この5つを点検せよ! 企業のマイナンバー対策、最終チェック:Weekly Memo(1/2 ページ)
マイナンバーの本格的な運用が目前に迫る今、企業におけるマイナンバーへの対応は着実に進んでいるのか。最新の調査では、安全管理が形骸化する恐れがあるとの指摘も。その調査内容から、企業における今後のマイナンバー対策について考察してみたい。
アビームが企業のマイナンバー対応実態調査を実施
2016年1月から始まったマイナンバー制度における企業の対応について、アビームコンサルティングがこのほど実態調査を行った結果を公表した。その内容が示唆に富んでいたので、今回は現時点での企業におけるマイナンバー対策について考察してみたい。
アビームの調査によると、既に多くの企業において、従業員とその扶養家族のマイナンバー収集業務が終了したという。
ただし、マイナンバーの利用は現時点で雇用保険など入社・退職者などに限定されており、健康保険、厚生年金保険などにおいて従業員やその扶養家族のマイナンバーを本格的に取り扱うのは2017年1月以降となっている。また、制度施行後も税制改正や関連手続きの変更などが度重なり、企業においては何をどこまで準備すれば適切なのか、見極めにくい状況となっている。

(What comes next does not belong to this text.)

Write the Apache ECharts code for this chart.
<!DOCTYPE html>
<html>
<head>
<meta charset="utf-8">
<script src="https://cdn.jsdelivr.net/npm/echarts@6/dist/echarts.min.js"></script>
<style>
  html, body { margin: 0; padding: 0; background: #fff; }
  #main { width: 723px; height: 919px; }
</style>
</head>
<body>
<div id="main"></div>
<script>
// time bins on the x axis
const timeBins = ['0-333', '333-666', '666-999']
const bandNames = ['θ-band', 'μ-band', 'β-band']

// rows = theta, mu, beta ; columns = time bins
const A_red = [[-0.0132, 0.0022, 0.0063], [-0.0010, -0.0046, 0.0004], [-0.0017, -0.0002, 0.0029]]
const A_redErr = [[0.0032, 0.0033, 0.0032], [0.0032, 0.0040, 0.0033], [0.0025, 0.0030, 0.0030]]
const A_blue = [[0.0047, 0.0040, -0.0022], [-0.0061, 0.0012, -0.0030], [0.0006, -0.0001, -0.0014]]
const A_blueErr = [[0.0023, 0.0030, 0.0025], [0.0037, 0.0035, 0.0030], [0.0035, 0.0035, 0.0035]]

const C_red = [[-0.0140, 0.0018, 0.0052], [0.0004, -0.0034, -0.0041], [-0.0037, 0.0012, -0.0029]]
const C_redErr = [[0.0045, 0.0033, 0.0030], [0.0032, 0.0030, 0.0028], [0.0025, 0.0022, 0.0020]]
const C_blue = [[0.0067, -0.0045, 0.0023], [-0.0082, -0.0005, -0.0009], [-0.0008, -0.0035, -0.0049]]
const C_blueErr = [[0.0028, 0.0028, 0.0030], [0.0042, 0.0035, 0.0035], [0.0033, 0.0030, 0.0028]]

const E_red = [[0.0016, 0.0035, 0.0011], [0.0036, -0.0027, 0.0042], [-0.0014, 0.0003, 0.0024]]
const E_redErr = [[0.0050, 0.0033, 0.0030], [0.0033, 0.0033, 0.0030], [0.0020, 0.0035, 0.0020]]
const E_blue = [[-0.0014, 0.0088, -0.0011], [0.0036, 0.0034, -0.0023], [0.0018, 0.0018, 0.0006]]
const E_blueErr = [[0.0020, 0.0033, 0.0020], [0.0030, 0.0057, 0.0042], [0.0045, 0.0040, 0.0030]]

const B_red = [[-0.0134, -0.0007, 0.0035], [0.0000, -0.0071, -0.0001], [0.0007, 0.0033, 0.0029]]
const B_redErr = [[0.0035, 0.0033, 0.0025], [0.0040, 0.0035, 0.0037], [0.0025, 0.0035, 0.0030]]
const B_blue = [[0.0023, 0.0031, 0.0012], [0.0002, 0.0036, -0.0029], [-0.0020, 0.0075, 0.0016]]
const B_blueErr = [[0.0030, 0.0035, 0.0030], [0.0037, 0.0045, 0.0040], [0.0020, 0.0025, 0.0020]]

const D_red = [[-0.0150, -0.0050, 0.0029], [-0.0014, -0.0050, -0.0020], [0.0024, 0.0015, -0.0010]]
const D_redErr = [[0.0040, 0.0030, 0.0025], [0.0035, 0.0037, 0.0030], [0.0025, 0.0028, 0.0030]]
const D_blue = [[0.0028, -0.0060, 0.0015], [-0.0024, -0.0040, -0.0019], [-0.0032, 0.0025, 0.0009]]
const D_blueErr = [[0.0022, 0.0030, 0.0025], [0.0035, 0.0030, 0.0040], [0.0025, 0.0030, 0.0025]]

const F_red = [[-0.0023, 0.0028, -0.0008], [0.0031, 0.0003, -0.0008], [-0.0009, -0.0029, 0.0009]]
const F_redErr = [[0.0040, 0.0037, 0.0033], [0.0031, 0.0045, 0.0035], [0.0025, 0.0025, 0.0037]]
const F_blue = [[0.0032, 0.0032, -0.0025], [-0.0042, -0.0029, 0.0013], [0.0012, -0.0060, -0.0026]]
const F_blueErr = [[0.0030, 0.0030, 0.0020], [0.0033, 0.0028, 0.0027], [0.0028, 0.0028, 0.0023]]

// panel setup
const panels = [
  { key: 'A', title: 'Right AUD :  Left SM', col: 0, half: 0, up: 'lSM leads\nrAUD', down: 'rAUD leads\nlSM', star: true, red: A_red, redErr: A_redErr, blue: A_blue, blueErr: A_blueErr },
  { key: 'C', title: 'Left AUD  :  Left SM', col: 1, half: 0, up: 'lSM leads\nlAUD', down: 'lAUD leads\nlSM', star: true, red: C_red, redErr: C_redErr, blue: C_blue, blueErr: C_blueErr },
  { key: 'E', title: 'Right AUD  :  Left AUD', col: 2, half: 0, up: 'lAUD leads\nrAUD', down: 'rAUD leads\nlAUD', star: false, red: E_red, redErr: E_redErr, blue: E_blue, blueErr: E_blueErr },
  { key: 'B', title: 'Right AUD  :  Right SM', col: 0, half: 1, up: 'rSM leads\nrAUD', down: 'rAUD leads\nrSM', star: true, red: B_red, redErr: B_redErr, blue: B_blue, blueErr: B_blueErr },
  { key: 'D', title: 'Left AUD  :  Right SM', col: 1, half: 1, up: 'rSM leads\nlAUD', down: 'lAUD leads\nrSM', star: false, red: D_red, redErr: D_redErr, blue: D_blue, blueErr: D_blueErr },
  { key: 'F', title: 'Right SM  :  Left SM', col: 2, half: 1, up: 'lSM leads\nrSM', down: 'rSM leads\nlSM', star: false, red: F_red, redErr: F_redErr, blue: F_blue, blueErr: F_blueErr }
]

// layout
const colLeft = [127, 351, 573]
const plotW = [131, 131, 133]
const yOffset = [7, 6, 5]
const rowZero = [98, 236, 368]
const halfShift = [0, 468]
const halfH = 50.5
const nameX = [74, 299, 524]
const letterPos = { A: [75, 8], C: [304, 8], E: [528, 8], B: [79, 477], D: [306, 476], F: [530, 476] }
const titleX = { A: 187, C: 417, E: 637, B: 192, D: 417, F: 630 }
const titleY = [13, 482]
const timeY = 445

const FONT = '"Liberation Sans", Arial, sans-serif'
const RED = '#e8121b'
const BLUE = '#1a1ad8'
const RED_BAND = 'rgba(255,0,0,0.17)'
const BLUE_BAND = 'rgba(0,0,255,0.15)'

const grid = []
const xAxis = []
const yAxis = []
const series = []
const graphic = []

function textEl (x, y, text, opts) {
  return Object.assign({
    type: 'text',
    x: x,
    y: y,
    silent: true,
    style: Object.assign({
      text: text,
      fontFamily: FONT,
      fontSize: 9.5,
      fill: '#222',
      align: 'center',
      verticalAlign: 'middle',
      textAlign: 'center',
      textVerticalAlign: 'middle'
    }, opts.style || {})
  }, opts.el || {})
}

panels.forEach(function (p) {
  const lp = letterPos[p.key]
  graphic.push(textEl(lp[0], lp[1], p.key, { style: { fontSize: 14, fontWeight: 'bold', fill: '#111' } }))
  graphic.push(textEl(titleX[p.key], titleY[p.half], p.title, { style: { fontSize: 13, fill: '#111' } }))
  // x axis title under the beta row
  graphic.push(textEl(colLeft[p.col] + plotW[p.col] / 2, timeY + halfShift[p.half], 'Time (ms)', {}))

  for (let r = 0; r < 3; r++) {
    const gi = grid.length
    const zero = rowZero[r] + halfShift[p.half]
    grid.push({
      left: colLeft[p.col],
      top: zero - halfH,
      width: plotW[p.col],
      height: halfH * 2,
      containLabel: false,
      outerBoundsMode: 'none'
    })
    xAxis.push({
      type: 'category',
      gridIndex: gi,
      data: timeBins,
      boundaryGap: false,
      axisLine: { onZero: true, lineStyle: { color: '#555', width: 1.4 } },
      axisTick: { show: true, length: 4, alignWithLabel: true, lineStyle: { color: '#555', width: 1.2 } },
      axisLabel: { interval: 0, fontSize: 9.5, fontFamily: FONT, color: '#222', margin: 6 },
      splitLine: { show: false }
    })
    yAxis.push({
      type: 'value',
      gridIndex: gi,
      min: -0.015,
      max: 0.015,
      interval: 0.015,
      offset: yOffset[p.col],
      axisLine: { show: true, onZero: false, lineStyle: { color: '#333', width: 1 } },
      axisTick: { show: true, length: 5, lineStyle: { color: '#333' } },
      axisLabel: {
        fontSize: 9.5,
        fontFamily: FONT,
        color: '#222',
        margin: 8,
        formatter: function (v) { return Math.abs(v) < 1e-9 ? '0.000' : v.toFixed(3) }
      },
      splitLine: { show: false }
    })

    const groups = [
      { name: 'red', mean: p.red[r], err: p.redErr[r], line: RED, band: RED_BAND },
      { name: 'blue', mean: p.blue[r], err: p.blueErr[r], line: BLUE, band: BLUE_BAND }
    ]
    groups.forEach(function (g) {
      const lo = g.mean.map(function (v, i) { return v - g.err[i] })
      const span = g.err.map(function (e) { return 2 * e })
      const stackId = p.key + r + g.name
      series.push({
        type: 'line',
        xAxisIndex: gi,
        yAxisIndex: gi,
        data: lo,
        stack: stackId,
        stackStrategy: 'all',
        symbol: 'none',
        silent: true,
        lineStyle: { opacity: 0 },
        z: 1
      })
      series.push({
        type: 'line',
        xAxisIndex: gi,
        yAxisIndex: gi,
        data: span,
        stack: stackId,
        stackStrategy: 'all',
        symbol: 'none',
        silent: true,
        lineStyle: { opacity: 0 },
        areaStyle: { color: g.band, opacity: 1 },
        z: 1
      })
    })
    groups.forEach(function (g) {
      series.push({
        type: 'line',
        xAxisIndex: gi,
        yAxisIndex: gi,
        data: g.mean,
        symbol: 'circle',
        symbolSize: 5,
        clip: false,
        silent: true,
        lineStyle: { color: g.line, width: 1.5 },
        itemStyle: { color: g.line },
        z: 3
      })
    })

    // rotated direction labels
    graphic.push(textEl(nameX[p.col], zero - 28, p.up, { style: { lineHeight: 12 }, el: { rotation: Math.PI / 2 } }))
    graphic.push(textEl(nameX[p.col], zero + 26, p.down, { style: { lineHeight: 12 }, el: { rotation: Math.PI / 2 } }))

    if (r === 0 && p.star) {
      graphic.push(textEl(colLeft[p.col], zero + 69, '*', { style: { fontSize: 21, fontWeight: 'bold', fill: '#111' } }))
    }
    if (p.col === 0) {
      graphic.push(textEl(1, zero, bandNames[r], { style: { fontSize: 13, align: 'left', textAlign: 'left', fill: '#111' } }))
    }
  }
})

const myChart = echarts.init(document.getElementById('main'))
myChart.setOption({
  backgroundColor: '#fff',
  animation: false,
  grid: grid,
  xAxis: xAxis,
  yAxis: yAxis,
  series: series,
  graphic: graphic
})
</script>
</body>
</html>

そうした点を踏まえて、アビームが2016年5〜6月に東証一部の上場企業1917社のマイナンバー対応責任者を対象にアンケート調査を行い、105社の有効回答を集計した結果によると、とりわけ安全管理措置について「制度施行を乗り切るための急場しのぎの対応にとどまり、安全管理が形骸化していくだけでなく、そこに情報漏えいや法令違反が発生するリスクが潜んでいる」ことが判明したとしている。

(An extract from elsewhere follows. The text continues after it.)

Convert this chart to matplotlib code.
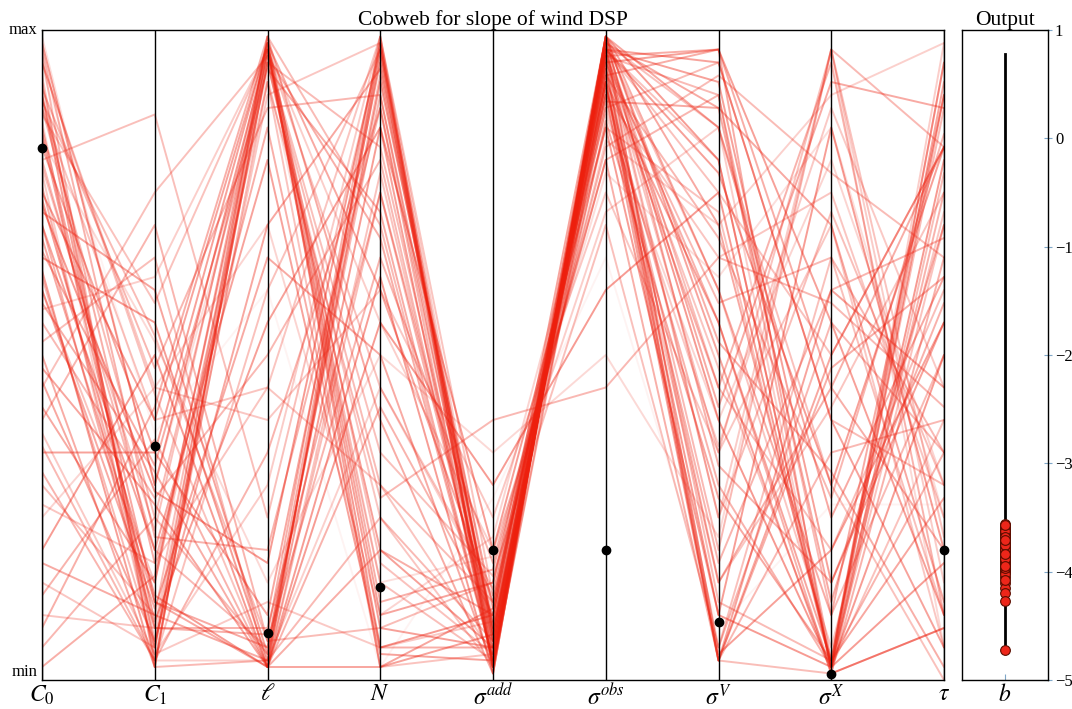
import numpy as np
import matplotlib
matplotlib.use("Agg")
import matplotlib.pyplot as plt
from matplotlib.transforms import offset_copy

plt.rcParams['font.family'] = ['Liberation Serif', 'DejaVu Serif']
plt.rcParams['mathtext.fontset'] = 'stix'

title = "Cobweb for slope of wind DSP"
axis_labels = [r'$C_0$', r'$C_1$', r'$\ell$', r'$N$', r'$\sigma^{add}$',
               r'$\sigma^{obs}$', r'$\sigma^{V}$', r'$\sigma^{X}$', r'$\tau$']

# normalised parameter values (0 = min, 1 = max), one entry per sample
c0 = [0.98, 0.90, 0.85, 0.80, 0.93, 0.75, 0.70, 0.88, 0.65, 0.60, 0.95, 0.50, 0.82, 0.40, 0.30, 0.78,
      0.20, 0.90, 0.10, 0.72, 0.55, 0.86, 0.35, 0.97, 0.45, 0.68, 0.25, 0.92, 0.58, 0.15, 0.83, 0.63,
      0.05, 0.88, 0.42, 0.76, 0.99, 0.52, 0.70, 0.32, 0.87, 0.18, 0.94, 0.62, 0.48, 0.80, 0.08, 0.74,
      0.91, 0.38, 0.66, 0.27, 0.96, 0.57, 0.84, 0.13, 0.79, 0.46, 0.89, 0.02, 0.73, 0.36, 0.95, 0.60]
c1 = [0.30, 0.05, 0.12, 0.20, 0.03, 0.40, 0.08, 0.25, 0.55, 0.15, 0.45, 0.02, 0.35, 0.70, 0.10, 0.04,
      0.50, 0.18, 0.08, 0.60, 0.28, 0.03, 0.35, 0.22, 0.75, 0.12, 0.45, 0.06, 0.32, 0.05, 0.52, 0.02,
      0.25, 0.40, 0.15, 0.08, 0.30, 0.65, 0.20, 0.03, 0.58, 0.10, 0.38, 0.05, 0.27, 0.87, 0.42, 0.13,
      0.48, 0.04, 0.33, 0.18, 0.02, 0.62, 0.09, 0.37, 0.23, 0.06, 0.53, 0.16, 0.29, 0.03, 0.44, 0.11]
ell = [0.97, 0.95, 0.02, 0.05, 0.60, 0.98, 0.08, 0.96, 0.03, 0.92, 0.40, 0.99, 0.10, 0.06, 0.97, 0.30,
       0.02, 0.85, 0.95, 0.04, 0.50, 0.03, 0.98, 0.20, 0.96, 0.05, 0.70, 0.99, 0.02, 0.90, 0.15, 0.97,
       0.04, 0.45, 0.98, 0.07, 0.93, 0.02, 0.80, 0.35, 0.97, 0.03, 0.60, 0.95, 0.02, 0.25, 0.99, 0.02,
       0.88, 0.12, 0.94, 0.45, 0.03, 0.97, 0.55, 0.02, 0.98, 0.70, 0.06, 0.96, 0.18, 0.92, 0.02, 0.65]
n_part = [0.05, 0.20, 0.98, 0.90, 0.97, 0.10, 0.75, 0.30, 0.85, 0.02, 0.60, 0.40, 0.95, 0.65, 0.15, 0.99,
          0.55, 0.05, 0.25, 0.92, 0.80, 0.45, 0.02, 0.88, 0.35, 0.97, 0.10, 0.70, 0.20, 0.98, 0.50, 0.08,
          0.93, 0.30, 0.60, 0.99, 0.15, 0.75, 0.04, 0.88, 0.45, 0.96, 0.02, 0.82, 0.02, 0.97, 0.12, 0.62,
          0.90, 0.05, 0.72, 0.99, 0.25, 0.55, 0.85, 0.42, 0.18, 0.94, 0.08, 0.68, 0.98, 0.28, 0.78, 0.50]
s_add = [0.10, 0.05, 0.03, 0.08, 0.02, 0.15, 0.06, 0.12, 0.20, 0.04, 0.25, 0.01, 0.07, 0.18, 0.03, 0.09,
         0.30, 0.05, 0.02, 0.11, 0.04, 0.13, 0.07, 0.02, 0.16, 0.06, 0.22, 0.03, 0.10, 0.01, 0.35, 0.05,
         0.08, 0.04, 0.12, 0.02, 0.19, 0.09, 0.03, 0.06, 0.14, 0.02, 0.28, 0.07, 0.11, 0.04, 0.17, 0.01,
         0.05, 0.09, 0.03, 0.13, 0.06, 0.20, 0.02, 0.10, 0.04, 0.08, 0.15, 0.03, 0.07, 0.40, 0.05, 0.02]
s_obs = [0.97, 0.95, 0.99, 0.93, 0.98, 0.90, 0.96, 0.88, 0.85, 0.97, 0.75, 0.99, 0.92, 0.80, 0.98, 0.96,
         0.60, 0.94, 0.90, 0.99, 0.95, 0.83, 0.97, 0.91, 0.70, 0.99, 0.87, 0.96, 0.93, 0.98, 0.50, 0.97,
         0.92, 0.95, 0.89, 0.99, 0.78, 0.94, 0.97, 0.91, 0.85, 0.98, 0.65, 0.96, 0.92, 0.97, 0.80, 0.99,
         0.93, 0.88, 0.96, 0.90, 0.95, 0.72, 0.98, 0.94, 0.97, 0.86, 0.82, 0.99, 0.92, 0.45, 0.96, 0.98]
s_v = [0.40, 0.97, 0.70, 0.20, 0.85, 0.03, 0.55, 0.95, 0.10, 0.80, 0.35, 0.60, 0.03, 0.90, 0.45, 0.25,
       0.75, 0.15, 0.65, 0.50, 0.03, 0.70, 0.92, 0.30, 0.05, 0.85, 0.40, 0.12, 0.97, 0.60, 0.22, 0.78,
       0.05, 0.48, 0.88, 0.33, 0.62, 0.03, 0.95, 0.18, 0.72, 0.42, 0.08, 0.90, 0.55, 0.25, 0.03, 0.80,
       0.68, 0.36, 0.97, 0.15, 0.58, 0.85, 0.04, 0.45, 0.75, 0.28, 0.93, 0.52, 0.10, 0.65, 0.35, 0.88]
s_x = [0.02, 0.55, 0.03, 0.97, 0.30, 0.60, 0.01, 0.40, 0.85, 0.02, 0.70, 0.10, 0.50, 0.03, 0.20, 0.97,
       0.02, 0.45, 0.75, 0.01, 0.35, 0.90, 0.15, 0.02, 0.65, 0.25, 0.80, 0.03, 0.45, 0.05, 0.97, 0.30,
       0.55, 0.02, 0.70, 0.15, 0.85, 0.01, 0.40, 0.60, 0.02, 0.92, 0.27, 0.10, 0.03, 0.72, 0.48, 0.02,
       0.28, 0.88, 0.01, 0.42, 0.65, 0.02, 0.20, 0.95, 0.50, 0.03, 0.78, 0.32, 0.02, 0.58, 0.97, 0.12]
tau = [0.80, 0.10, 0.95, 0.82, 0.00, 0.45, 0.65, 0.30, 0.20, 0.70, 0.05, 0.90, 0.82, 0.35, 0.60, 0.15,
       0.50, 0.82, 0.25, 0.08, 0.40, 0.98, 0.55, 0.75, 0.10, 0.62, 0.30, 0.88, 0.20, 0.72, 0.05, 0.82,
       0.35, 0.95, 0.12, 0.58, 0.25, 0.78, 0.05, 0.68, 0.40, 0.88, 0.27, 0.50, 0.92, 0.30, 0.62, 0.18,
       0.84, 0.45, 0.08, 0.75, 0.35, 0.98, 0.55, 0.10, 0.82, 0.28, 0.65, 0.02, 0.90, 0.42, 0.22, 0.70]

# output value (slope b) of each sample
b_out = [-3.56, -3.62, -3.70, -3.85, -3.93, -3.65, -3.78, -3.88, -3.60, -3.95, -4.00, -3.72, -3.68, -3.81,
         -3.90, -4.05, -3.58, -3.75, -3.98, -3.66, -3.84, -4.10, -3.63, -3.79, -3.92, -3.70, -4.15, -3.87,
         -3.74, -3.99, -4.20, -3.61, -3.83, -3.96, -3.69, -3.77, -4.27, -3.89, -3.64, -3.80, -3.94, -3.71,
         -4.72, -3.86, -3.67, -3.91, -3.76, -3.59, -3.82, -4.02, -3.73, -3.97, -3.85, -4.08, -3.62, -3.79,
         -3.93, -3.68, -3.88, -3.75, -3.57, -3.84, -3.95, -3.71]

# reference (nominal) parameter point, normalised
reference = [0.818, 0.36, 0.072, 0.143, 0.20, 0.20, 0.09, 0.009, 0.20]
# output range shown by the black bar
b_range = [-4.72, 0.78]

columns = [c0, c1, ell, n_part, s_add, s_obs, s_v, s_x, tau]
data = np.array(columns).T
b_arr = np.array(b_out)
xs = np.arange(len(columns))

fig = plt.figure(figsize=(10.72, 7.09), dpi=100)
ax = fig.add_axes([42/1072, 1-680/709, (944-42)/1072, 650/709])
axo = fig.add_axes([962/1072, 1-680/709, (1048-962)/1072, 650/709])

# alpha from output value
w = (b_arr - b_arr.min()) / (b_arr.max() - b_arr.min())
alphas = 0.05 + 0.40 * w ** 1.5
red = (0.93, 0.12, 0.05)
for row, a in zip(data, alphas):
    ax.plot(xs, row, color=red, alpha=a, lw=1.4, solid_capstyle='round')

for x in xs:
    ax.axvline(x, color='black', lw=1.0, zorder=3)
ax.plot(xs, reference, 'o', color='black', ms=6, zorder=4, clip_on=False)

ax.set_xlim(0, len(columns) - 1)
ax.set_ylim(0, 1)
ax.set_xticks(xs)
ax.set_xticklabels(axis_labels, fontsize=17)
ax.tick_params(axis='x', length=0, pad=3)
ax.set_yticks([])
for s in ax.spines.values():
    s.set_color('black')
    s.set_linewidth(1.0)
max_tr = offset_copy(ax.transAxes, fig=fig, x=-3, y=0, units='points')
min_tr = offset_copy(ax.transAxes, fig=fig, x=-3, y=0, units='points')
ax.text(0.0, 1.0, 'max', transform=max_tr, ha='right', va='center', fontsize=12)
ax.text(0.0, 0.0, 'min', transform=min_tr, ha='right', va='bottom', fontsize=12)
ax.set_title(title, fontsize=15.5, pad=2)

# output panel
axo.plot([0, 0], b_range, color='black', lw=2, zorder=2)
axo.plot(np.zeros_like(b_arr), b_arr, 'o', mfc=(0.93, 0.15, 0.1), mec=(0.35, 0.05, 0.0),
         mew=0.8, ms=7, zorder=3)
axo.set_xlim(-1, 1)
axo.set_ylim(-5, 1)
axo.set_xticks([0])
axo.set_xticklabels([r'$b$'], fontsize=17)
axo.yaxis.tick_right()
axo.set_yticks(np.arange(-5, 2, 1))
axo.set_yticklabels([str(v).replace('-', '\u2212') for v in range(-5, 2)], fontsize=12)
axo.tick_params(axis='y', direction='inout', length=6, color='#7fa6c8', pad=2)
axo.tick_params(axis='x', direction='in', length=4, color='#7fa6c8', pad=3)
for s in axo.spines.values():
    s.set_color('black')
    s.set_linewidth(1.0)
axo.set_title('Output', fontsize=15.5, pad=2)

fig.savefig('out.png', dpi=100)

この結果を具体的に見ていくと、まず「マイナンバー対応のために実施した(する予定の)組織的安全管理措置」については、「マイナンバー管理責任者、取り扱い担当者が決まっている」との回答が94%に及んだものの、「監査などマイナンバー取り扱い状況を定期的にチェックするルールが決まっている」との回答は49%にとどまった(図1)。
また、「マイナンバー対応のために新たに実施した(実施する予定の)技術的安全管理措置」については、「マイナンバーを管理するシステムへのアクセス制限強化」が72%に及んだものの、「OS、データベース、ソフトウェアのログチェックの強化」は19%にとどまった(図2)。
さらに、「マイナンバー対応のために実施した(する予定の)人的安全管理措置」については、「マイナンバー教育研修の実施ルールを定めている」との回答などが5割を切る結果となった(図3)。これら3つのグラフにおいて黄色くマークされた項目は、アビームが特に注目したポイントである。